Once you have the file open, there should be an example snippet commented out, as well as a basic description of how it works.

The overall format looks like this:

"Snippet name": {
	"prefix": ["some", "trigger", "chars"],
	"body": [
		"snippet code here",
	],
	"description": "Snippet description"
},

Console.log Example

Using the format from above, let's add a snippet that outputs console.log().

"Console.log": {
	"prefix": ["cl", "cons"],
	"body": [
		"console.log($0);",
	],
	"description": "Add Console.log()"
},

As the "prefix", we have an array of strings so that if you type either "cl" or "cons", both will make the snippet available.

Within the body, we have the console.log() that we want to output, as well as a $0 value. This is what is called a "tabstop", and is a way to control the tab order once the snippet is output. In this case, we want our cursor to initially appear inside the parenthesis, because we obviously want to log something. You can use as many tabstops as you want, and they should descend down to 0, decrementing for each time the tab key is hit.

To test this out, type "cl" or "cons" into a .js file in your codebase.

console log snippet output

If all went well, you have a simple console.log() output with the cursor ready to type whatever you want to log.

CSS Media Query Example

For another example, let's look at creating a snippet that outputs a min-width media query in CSS. As before, we'll want to access the Command Palette, and this time select CSS (or SCSS/LESS) from the list to open the corresponding .json file.

The snippet we create should look like this.

"Media query": {
	"prefix": ["mq-min", "min"],
	"body": [
		"@media screen and (min-width: ${1:value}) {",
		"\t$0",
		"}"
	],
	"description": "Adds a min-width media query"
}

For the prefix , we want "mq-min" or even just "min" to trigger the snippet.

Within the body, we are using a placeholder ${1:value}, which is just a tabstop that contains some placeholder text. Here we want to make it obvious that min width needs a value and the cursor will appear here first once the snippet is output.

The next line has the final tabstop, with a \t in front of it to format a tab, and the final line just has the closing brace.

When this file is saved, go to any CSS file and try it out by typing "min" or "mq-min".

media query snippet output

There are a lot of options and customizations for code snippets that I didn't cover here.
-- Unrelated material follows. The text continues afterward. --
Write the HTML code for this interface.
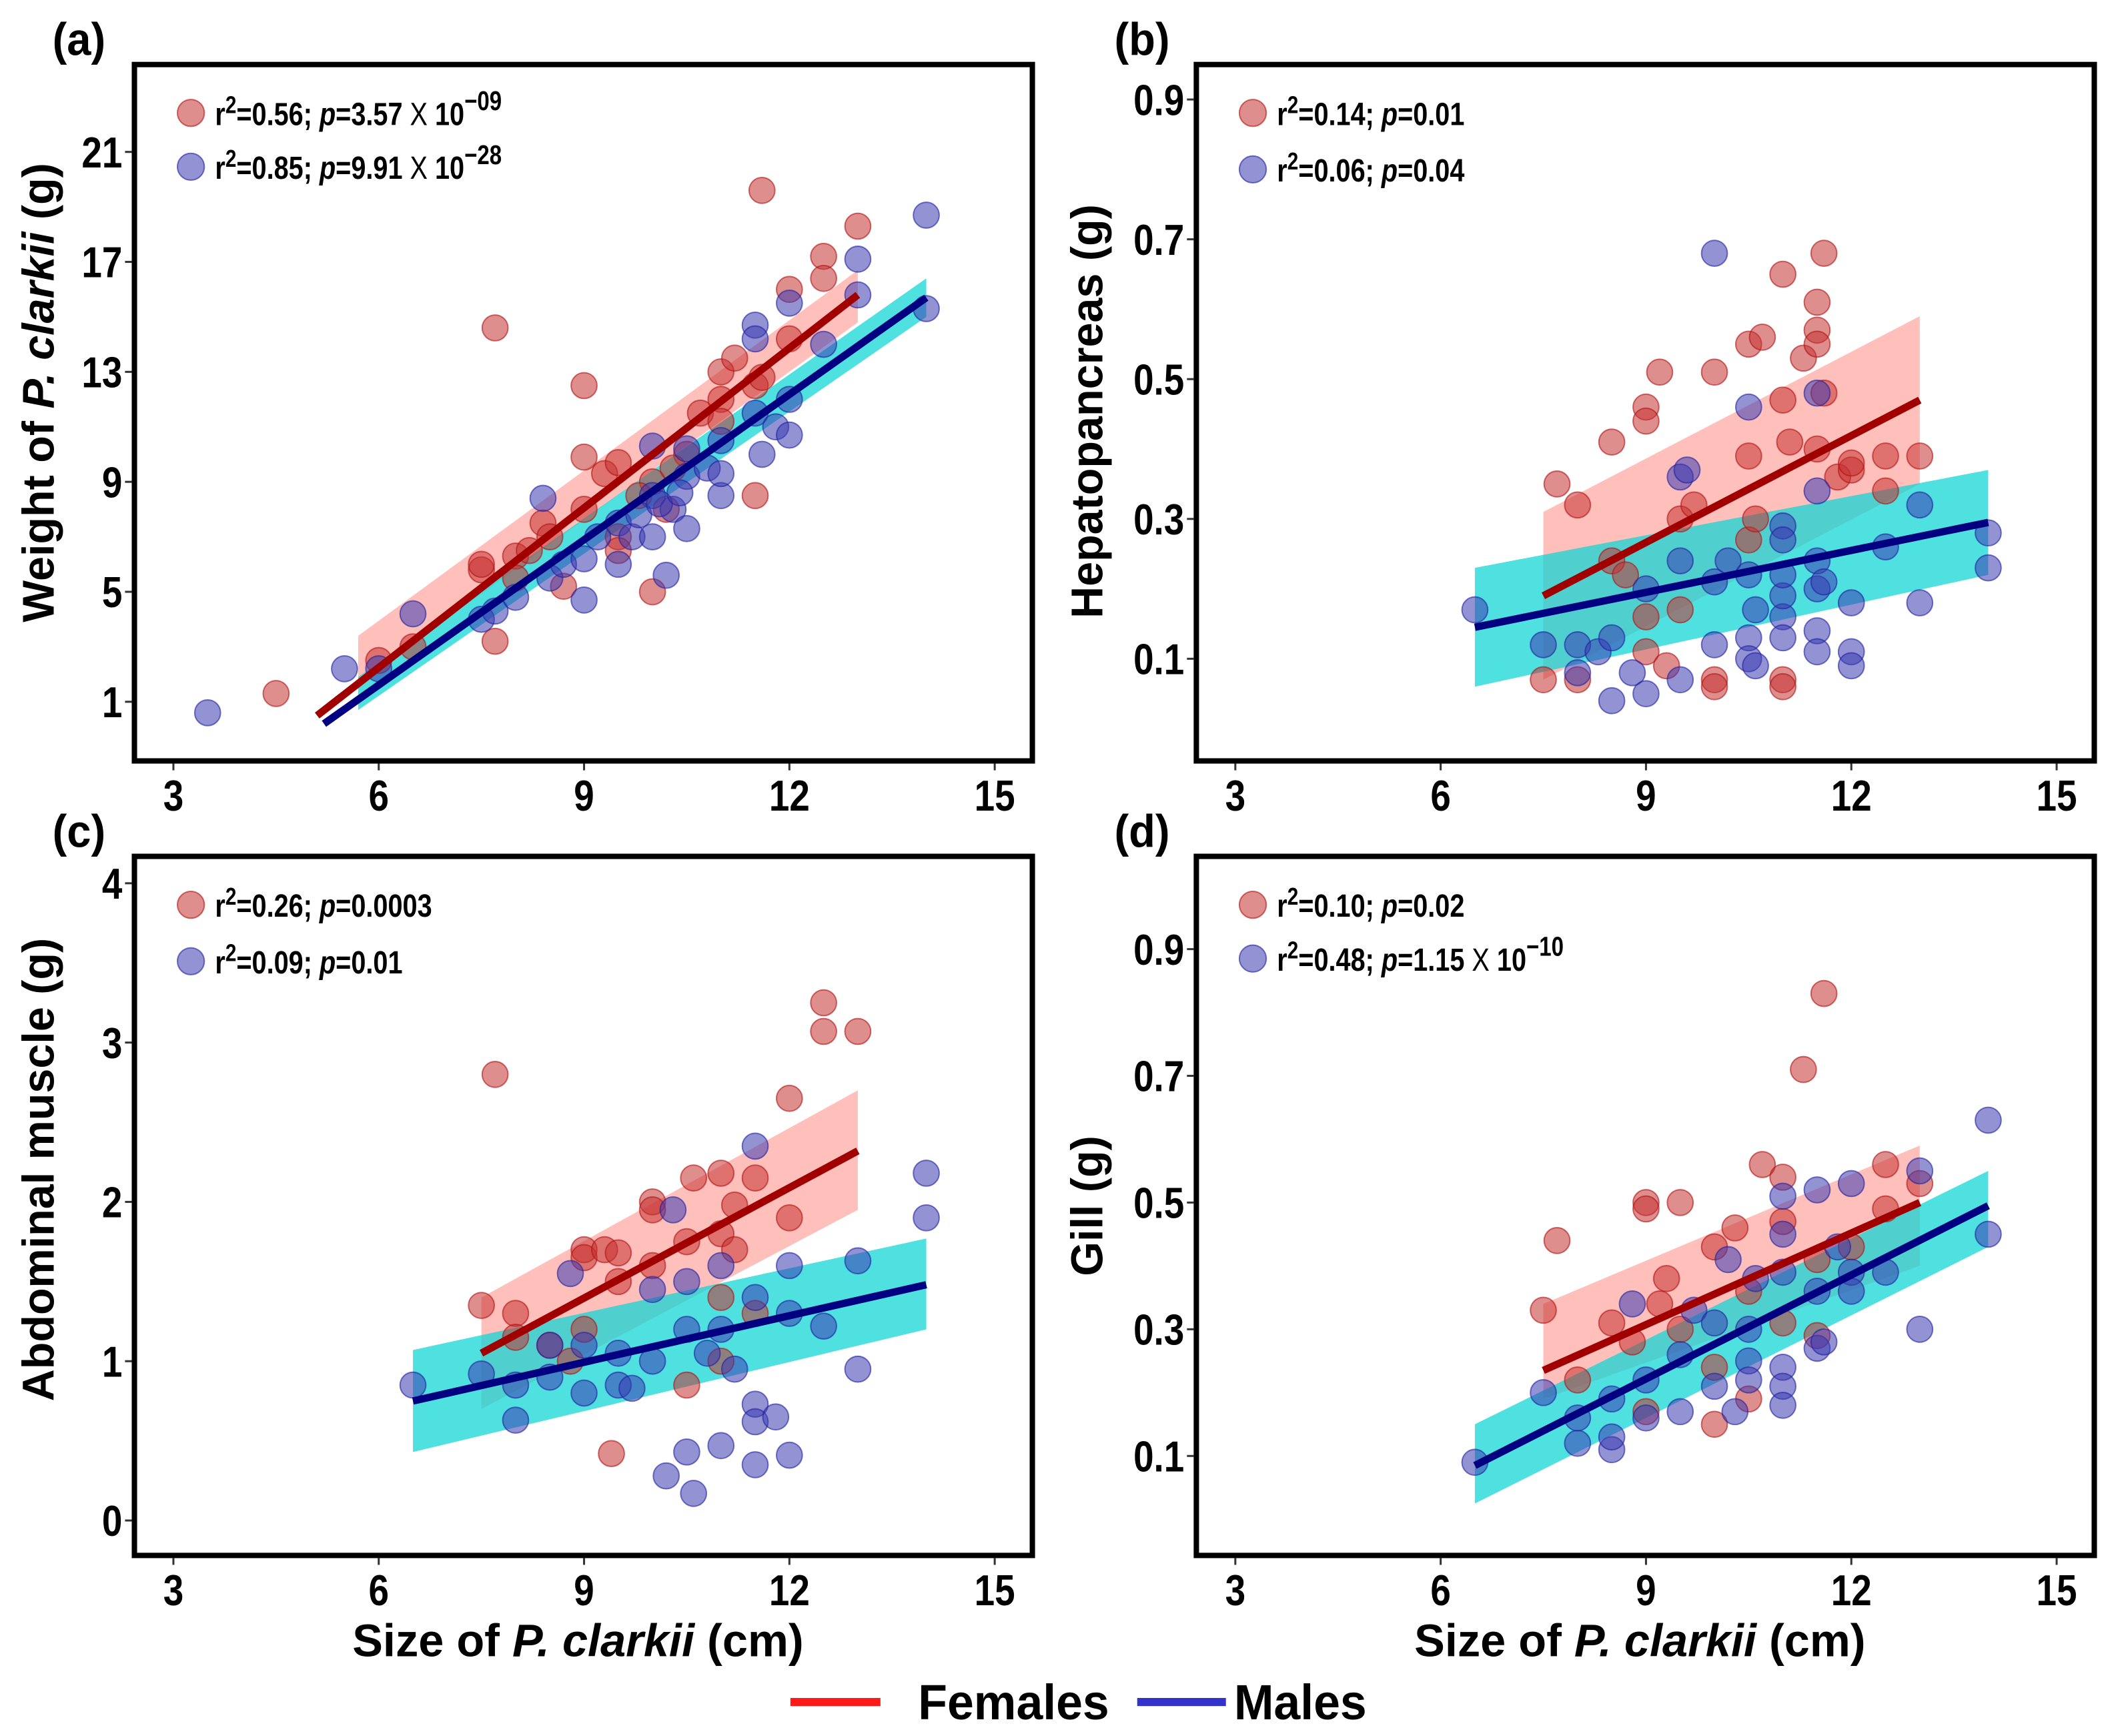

You can check out the VS Code documentation for more info.

Summary#

I hope this post inspires you to start using code snippets in your daily workflow, and if you already do, to think about any you could be missing! The hardest part about starting to use code snippets is just remembering what the trigger words or characters are, but once you memorize them, they will become second nature and save you time.